START Task input

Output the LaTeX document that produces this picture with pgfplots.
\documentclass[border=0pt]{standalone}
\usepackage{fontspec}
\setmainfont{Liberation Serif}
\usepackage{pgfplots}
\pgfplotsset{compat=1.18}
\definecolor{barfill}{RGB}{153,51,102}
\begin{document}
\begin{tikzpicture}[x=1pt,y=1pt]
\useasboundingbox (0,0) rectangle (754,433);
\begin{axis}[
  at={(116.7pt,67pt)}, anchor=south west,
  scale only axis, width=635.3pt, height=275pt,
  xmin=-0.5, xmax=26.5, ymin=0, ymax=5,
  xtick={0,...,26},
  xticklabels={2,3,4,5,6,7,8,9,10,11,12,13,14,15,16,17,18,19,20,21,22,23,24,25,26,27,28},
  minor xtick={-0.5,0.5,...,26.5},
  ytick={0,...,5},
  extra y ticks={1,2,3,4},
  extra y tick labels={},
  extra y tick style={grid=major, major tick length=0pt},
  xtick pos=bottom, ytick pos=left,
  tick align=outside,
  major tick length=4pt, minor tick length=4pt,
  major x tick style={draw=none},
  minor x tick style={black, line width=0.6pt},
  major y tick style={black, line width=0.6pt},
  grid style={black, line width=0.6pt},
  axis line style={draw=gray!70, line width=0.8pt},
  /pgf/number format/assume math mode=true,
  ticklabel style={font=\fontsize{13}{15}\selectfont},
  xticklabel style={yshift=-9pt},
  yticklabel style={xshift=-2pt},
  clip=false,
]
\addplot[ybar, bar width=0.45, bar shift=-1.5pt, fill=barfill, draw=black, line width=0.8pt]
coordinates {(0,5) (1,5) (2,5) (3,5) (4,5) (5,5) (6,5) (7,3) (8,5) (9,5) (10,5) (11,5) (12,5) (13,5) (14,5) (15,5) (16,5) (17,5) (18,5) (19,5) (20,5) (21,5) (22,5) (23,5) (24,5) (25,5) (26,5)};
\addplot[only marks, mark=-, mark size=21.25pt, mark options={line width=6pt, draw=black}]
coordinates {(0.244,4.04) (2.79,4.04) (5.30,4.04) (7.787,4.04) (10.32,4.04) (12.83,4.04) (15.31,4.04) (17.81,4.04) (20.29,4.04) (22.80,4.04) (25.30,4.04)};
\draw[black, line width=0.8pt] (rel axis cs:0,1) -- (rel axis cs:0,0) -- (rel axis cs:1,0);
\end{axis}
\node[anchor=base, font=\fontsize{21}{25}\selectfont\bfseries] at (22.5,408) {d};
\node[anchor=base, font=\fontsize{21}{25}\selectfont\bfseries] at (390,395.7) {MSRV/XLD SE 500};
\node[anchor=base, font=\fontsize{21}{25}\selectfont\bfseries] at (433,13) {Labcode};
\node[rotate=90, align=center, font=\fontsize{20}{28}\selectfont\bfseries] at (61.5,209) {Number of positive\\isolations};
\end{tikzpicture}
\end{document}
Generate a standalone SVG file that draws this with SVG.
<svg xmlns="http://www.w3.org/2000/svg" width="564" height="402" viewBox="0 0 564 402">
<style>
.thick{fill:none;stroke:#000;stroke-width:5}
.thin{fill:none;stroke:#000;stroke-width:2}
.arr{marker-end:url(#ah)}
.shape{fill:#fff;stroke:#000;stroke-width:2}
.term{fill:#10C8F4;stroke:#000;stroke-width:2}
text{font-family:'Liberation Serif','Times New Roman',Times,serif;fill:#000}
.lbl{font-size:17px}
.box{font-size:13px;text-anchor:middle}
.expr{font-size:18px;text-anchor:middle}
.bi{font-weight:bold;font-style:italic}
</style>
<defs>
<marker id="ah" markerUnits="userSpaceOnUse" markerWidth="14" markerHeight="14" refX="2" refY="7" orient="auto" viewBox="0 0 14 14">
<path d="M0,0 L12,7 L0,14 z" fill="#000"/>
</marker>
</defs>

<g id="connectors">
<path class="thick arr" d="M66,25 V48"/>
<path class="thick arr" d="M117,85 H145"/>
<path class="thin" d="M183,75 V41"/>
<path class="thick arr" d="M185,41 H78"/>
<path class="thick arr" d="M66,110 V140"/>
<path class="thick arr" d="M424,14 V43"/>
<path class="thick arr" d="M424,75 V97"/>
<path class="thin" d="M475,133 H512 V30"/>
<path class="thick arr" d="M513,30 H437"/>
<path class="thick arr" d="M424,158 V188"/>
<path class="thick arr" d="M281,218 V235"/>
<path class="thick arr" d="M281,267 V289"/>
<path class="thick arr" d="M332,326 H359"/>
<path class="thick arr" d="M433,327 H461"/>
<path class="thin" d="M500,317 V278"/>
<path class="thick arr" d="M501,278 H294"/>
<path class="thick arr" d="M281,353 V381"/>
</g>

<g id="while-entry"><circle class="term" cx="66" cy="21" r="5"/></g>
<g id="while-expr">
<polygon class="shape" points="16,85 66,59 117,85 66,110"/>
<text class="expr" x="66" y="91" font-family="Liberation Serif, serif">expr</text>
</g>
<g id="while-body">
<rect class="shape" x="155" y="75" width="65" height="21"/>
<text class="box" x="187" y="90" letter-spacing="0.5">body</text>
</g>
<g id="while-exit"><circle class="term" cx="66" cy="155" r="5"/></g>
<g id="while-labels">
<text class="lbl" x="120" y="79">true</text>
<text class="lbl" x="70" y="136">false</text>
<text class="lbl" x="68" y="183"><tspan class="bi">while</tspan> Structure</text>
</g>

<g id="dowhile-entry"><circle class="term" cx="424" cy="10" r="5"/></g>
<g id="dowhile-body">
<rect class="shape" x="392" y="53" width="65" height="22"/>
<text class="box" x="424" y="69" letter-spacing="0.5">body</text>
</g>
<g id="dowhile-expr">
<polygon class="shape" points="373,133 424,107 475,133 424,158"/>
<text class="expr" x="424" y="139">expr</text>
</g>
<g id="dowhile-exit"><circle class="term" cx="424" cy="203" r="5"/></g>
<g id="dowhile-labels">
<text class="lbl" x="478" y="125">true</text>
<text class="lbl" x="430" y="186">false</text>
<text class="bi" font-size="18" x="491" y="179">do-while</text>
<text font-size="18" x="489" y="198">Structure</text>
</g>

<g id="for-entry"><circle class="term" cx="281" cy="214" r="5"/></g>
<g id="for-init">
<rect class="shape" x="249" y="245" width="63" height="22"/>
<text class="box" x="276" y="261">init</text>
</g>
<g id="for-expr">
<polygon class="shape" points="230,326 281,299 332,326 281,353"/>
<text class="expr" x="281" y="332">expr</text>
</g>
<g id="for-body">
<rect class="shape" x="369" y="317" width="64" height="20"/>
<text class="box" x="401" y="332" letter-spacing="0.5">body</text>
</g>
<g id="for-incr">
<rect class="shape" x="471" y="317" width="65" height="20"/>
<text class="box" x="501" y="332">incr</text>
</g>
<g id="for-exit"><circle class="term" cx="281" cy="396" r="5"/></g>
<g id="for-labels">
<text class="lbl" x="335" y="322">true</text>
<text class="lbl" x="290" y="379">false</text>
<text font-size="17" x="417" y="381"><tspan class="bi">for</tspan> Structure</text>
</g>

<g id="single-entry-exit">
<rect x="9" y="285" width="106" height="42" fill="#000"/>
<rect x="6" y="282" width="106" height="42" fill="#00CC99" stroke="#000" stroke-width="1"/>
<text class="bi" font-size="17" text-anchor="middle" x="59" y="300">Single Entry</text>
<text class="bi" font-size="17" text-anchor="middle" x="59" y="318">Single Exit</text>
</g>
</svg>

END Task input

• _Task directions_
Transcribe the material exactly as it reads.

• _Output for this task_
Output the LaTeX document that produces this picture with pgfplots.
\documentclass[border=0pt]{standalone}
\usepackage{fontspec}
\setmainfont{Liberation Serif}
\usepackage{pgfplots}
\pgfplotsset{compat=1.18}
\definecolor{barfill}{RGB}{153,51,102}
\begin{document}
\begin{tikzpicture}[x=1pt,y=1pt]
\useasboundingbox (0,0) rectangle (754,433);
\begin{axis}[
  at={(116.7pt,67pt)}, anchor=south west,
  scale only axis, width=635.3pt, height=275pt,
  xmin=-0.5, xmax=26.5, ymin=0, ymax=5,
  xtick={0,...,26},
  xticklabels={2,3,4,5,6,7,8,9,10,11,12,13,14,15,16,17,18,19,20,21,22,23,24,25,26,27,28},
  minor xtick={-0.5,0.5,...,26.5},
  ytick={0,...,5},
  extra y ticks={1,2,3,4},
  extra y tick labels={},
  extra y tick style={grid=major, major tick length=0pt},
  xtick pos=bottom, ytick pos=left,
  tick align=outside,
  major tick length=4pt, minor tick length=4pt,
  major x tick style={draw=none},
  minor x tick style={black, line width=0.6pt},
  major y tick style={black, line width=0.6pt},
  grid style={black, line width=0.6pt},
  axis line style={draw=gray!70, line width=0.8pt},
  /pgf/number format/assume math mode=true,
  ticklabel style={font=\fontsize{13}{15}\selectfont},
  xticklabel style={yshift=-9pt},
  yticklabel style={xshift=-2pt},
  clip=false,
]
\addplot[ybar, bar width=0.45, bar shift=-1.5pt, fill=barfill, draw=black, line width=0.8pt]
coordinates {(0,5) (1,5) (2,5) (3,5) (4,5) (5,5) (6,5) (7,3) (8,5) (9,5) (10,5) (11,5) (12,5) (13,5) (14,5) (15,5) (16,5) (17,5) (18,5) (19,5) (20,5) (21,5) (22,5) (23,5) (24,5) (25,5) (26,5)};
\addplot[only marks, mark=-, mark size=21.25pt, mark options={line width=6pt, draw=black}]
coordinates {(0.244,4.04) (2.79,4.04) (5.30,4.04) (7.787,4.04) (10.32,4.04) (12.83,4.04) (15.31,4.04) (17.81,4.04) (20.29,4.04) (22.80,4.04) (25.30,4.04)};
\draw[black, line width=0.8pt] (rel axis cs:0,1) -- (rel axis cs:0,0) -- (rel axis cs:1,0);
\end{axis}
\node[anchor=base, font=\fontsize{21}{25}\selectfont\bfseries] at (22.5,408) {d};
\node[anchor=base, font=\fontsize{21}{25}\selectfont\bfseries] at (390,395.7) {MSRV/XLD SE 500};
\node[anchor=base, font=\fontsize{21}{25}\selectfont\bfseries] at (433,13) {Labcode};
\node[rotate=90, align=center, font=\fontsize{20}{28}\selectfont\bfseries] at (61.5,209) {Number of positive\\isolations};
\end{tikzpicture}
\end{document}
Generate a standalone SVG file that draws this with SVG.
<svg xmlns="http://www.w3.org/2000/svg" width="564" height="402" viewBox="0 0 564 402">
<style>
.thick{fill:none;stroke:#000;stroke-width:5}
.thin{fill:none;stroke:#000;stroke-width:2}
.arr{marker-end:url(#ah)}
.shape{fill:#fff;stroke:#000;stroke-width:2}
.term{fill:#10C8F4;stroke:#000;stroke-width:2}
text{font-family:'Liberation Serif','Times New Roman',Times,serif;fill:#000}
.lbl{font-size:17px}
.box{font-size:13px;text-anchor:middle}
.expr{font-size:18px;text-anchor:middle}
.bi{font-weight:bold;font-style:italic}
</style>
<defs>
<marker id="ah" markerUnits="userSpaceOnUse" markerWidth="14" markerHeight="14" refX="2" refY="7" orient="auto" viewBox="0 0 14 14">
<path d="M0,0 L12,7 L0,14 z" fill="#000"/>
</marker>
</defs>

<g id="connectors">
<path class="thick arr" d="M66,25 V48"/>
<path class="thick arr" d="M117,85 H145"/>
<path class="thin" d="M183,75 V41"/>
<path class="thick arr" d="M185,41 H78"/>
<path class="thick arr" d="M66,110 V140"/>
<path class="thick arr" d="M424,14 V43"/>
<path class="thick arr" d="M424,75 V97"/>
<path class="thin" d="M475,133 H512 V30"/>
<path class="thick arr" d="M513,30 H437"/>
<path class="thick arr" d="M424,158 V188"/>
<path class="thick arr" d="M281,218 V235"/>
<path class="thick arr" d="M281,267 V289"/>
<path class="thick arr" d="M332,326 H359"/>
<path class="thick arr" d="M433,327 H461"/>
<path class="thin" d="M500,317 V278"/>
<path class="thick arr" d="M501,278 H294"/>
<path class="thick arr" d="M281,353 V381"/>
</g>

<g id="while-entry"><circle class="term" cx="66" cy="21" r="5"/></g>
<g id="while-expr">
<polygon class="shape" points="16,85 66,59 117,85 66,110"/>
<text class="expr" x="66" y="91" font-family="Liberation Serif, serif">expr</text>
</g>
<g id="while-body">
<rect class="shape" x="155" y="75" width="65" height="21"/>
<text class="box" x="187" y="90" letter-spacing="0.5">body</text>
</g>
<g id="while-exit"><circle class="term" cx="66" cy="155" r="5"/></g>
<g id="while-labels">
<text class="lbl" x="120" y="79">true</text>
<text class="lbl" x="70" y="136">false</text>
<text class="lbl" x="68" y="183"><tspan class="bi">while</tspan> Structure</text>
</g>

<g id="dowhile-entry"><circle class="term" cx="424" cy="10" r="5"/></g>
<g id="dowhile-body">
<rect class="shape" x="392" y="53" width="65" height="22"/>
<text class="box" x="424" y="69" letter-spacing="0.5">body</text>
</g>
<g id="dowhile-expr">
<polygon class="shape" points="373,133 424,107 475,133 424,158"/>
<text class="expr" x="424" y="139">expr</text>
</g>
<g id="dowhile-exit"><circle class="term" cx="424" cy="203" r="5"/></g>
<g id="dowhile-labels">
<text class="lbl" x="478" y="125">true</text>
<text class="lbl" x="430" y="186">false</text>
<text class="bi" font-size="18" x="491" y="179">do-while</text>
<text font-size="18" x="489" y="198">Structure</text>
</g>

<g id="for-entry"><circle class="term" cx="281" cy="214" r="5"/></g>
<g id="for-init">
<rect class="shape" x="249" y="245" width="63" height="22"/>
<text class="box" x="276" y="261">init</text>
</g>
<g id="for-expr">
<polygon class="shape" points="230,326 281,299 332,326 281,353"/>
<text class="expr" x="281" y="332">expr</text>
</g>
<g id="for-body">
<rect class="shape" x="369" y="317" width="64" height="20"/>
<text class="box" x="401" y="332" letter-spacing="0.5">body</text>
</g>
<g id="for-incr">
<rect class="shape" x="471" y="317" width="65" height="20"/>
<text class="box" x="501" y="332">incr</text>
</g>
<g id="for-exit"><circle class="term" cx="281" cy="396" r="5"/></g>
<g id="for-labels">
<text class="lbl" x="335" y="322">true</text>
<text class="lbl" x="290" y="379">false</text>
<text font-size="17" x="417" y="381"><tspan class="bi">for</tspan> Structure</text>
</g>

<g id="single-entry-exit">
<rect x="9" y="285" width="106" height="42" fill="#000"/>
<rect x="6" y="282" width="106" height="42" fill="#00CC99" stroke="#000" stroke-width="1"/>
<text class="bi" font-size="17" text-anchor="middle" x="59" y="300">Single Entry</text>
<text class="bi" font-size="17" text-anchor="middle" x="59" y="318">Single Exit</text>
</g>
</svg>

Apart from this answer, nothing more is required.